Reading or conducting an interview with Norwegian comics genius Jason can be kind of frustrating, because he’s just not a fountain of words. But Brian Heater gets him to yap about as much as possible:
That multimedia aspect doesn’t interest you? Doing slides and presenting the work?
No, I don’t really like to talk about my comics. They should speak for themselves.
Indeed. But in news we’re surprised that Splash Page hasn’t jumped on already, Jason lets slip the info that I KILLED ADOLF HITLER, his time travel masterpiece, has been optioned for a film.
Have you been approached by anyone about adapting one of your comics?
People have expressed interest in doing movies versions. One of the books, I Killed Adolf Hitler has been optioned. I’m not holding my breath though. If it happens, it happens. It just seems like a small miracle every time a good movie is made, especially in Hollywood.
We won’t hold our breath either — and it’s certainly not necessary–but it would be a great story for a movie. Is there anyone who would be up for the task of directing this tale? What do YOU think?
I’m afraid that approach to time travel is so outdated, there’s not much that can be done with it, IMO. Assuming that the effects of the assassination aren’t worked out in detail, in the form of an alternate history, whether the assassin realizes he made a mistake and goes back in time again to prevent his own action, or the assassination changes history to the extent that the assassin isn’t born and a paradox results, the end result is still a mess.
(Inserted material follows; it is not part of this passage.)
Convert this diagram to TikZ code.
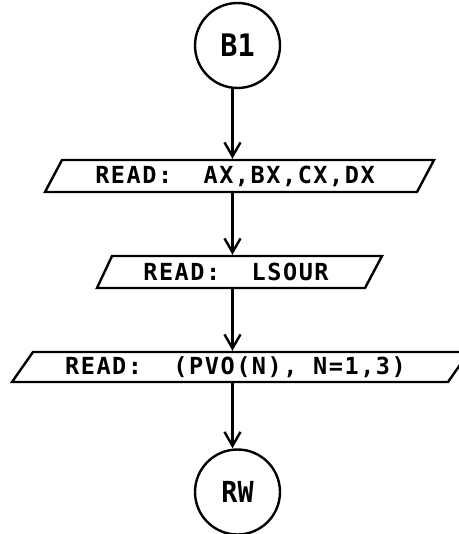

That’s the kind of story the alternate timeline system specifically eliminates.
SRS
SRS — a word of advice. If you want to live a happy life, don’t try to analyze the science in Jason stories.
Once you’ve got time-travel, nothing can ever be outdated.
p.s. I Killed Adolph Hitler wasn’t about time travel and paradoxes anyway.
I Killed Adolph Hitler is one of the best stories I think I’ve ever read. It is in absolutely no way about time travel or paradoxes. The time travel is just a device for moving the story forward.
Next, someone will say The Last Musketeer doesn’t work because everyone knows you don’t breath on Mars without a spacesuit.
Here’s a (publisher’s?) description of I Killed Adolf Hitler:
The story as described doesn’t work as time travel. It’s impossible for anyone to travel into his own future, and the life of the would-be assassin would overlap his birth, but in absurdist fiction, the plot details don’t matter much, so I’m willing to believe that the story succeeds as intended.
In SF, though, there’s simply no point in telling single-timeline time travel stories any more. Time travel paradoxes are logical impossibilities, and stories in which the leads strive to avoid causing paradoxes, or fix them when they happen, will invariably be repetitious. I’ve seen far too many stories over the last several years in which the point of the stories is to create paradoxes and other time travel snarls and treat them as dramatic problems to be solved. But the stories didn’t make sense, of course, so readers responded by complaining that they didn’t make sense and, in some cases, complained that time travel stories in general don’t make sense. That’s bullshit. It’s the shared responsibility of the writer and editor to ensure that the time travel story makes sense, as would be the case with any published story.
SRS
SRS: I warned you!
Yeah, fortunately, I Killed Adolph Hitler is neither a sci-fi story nor an exploration of time-travel paradoxes. You’re complaining about something that’s utterly inconsequential to the book.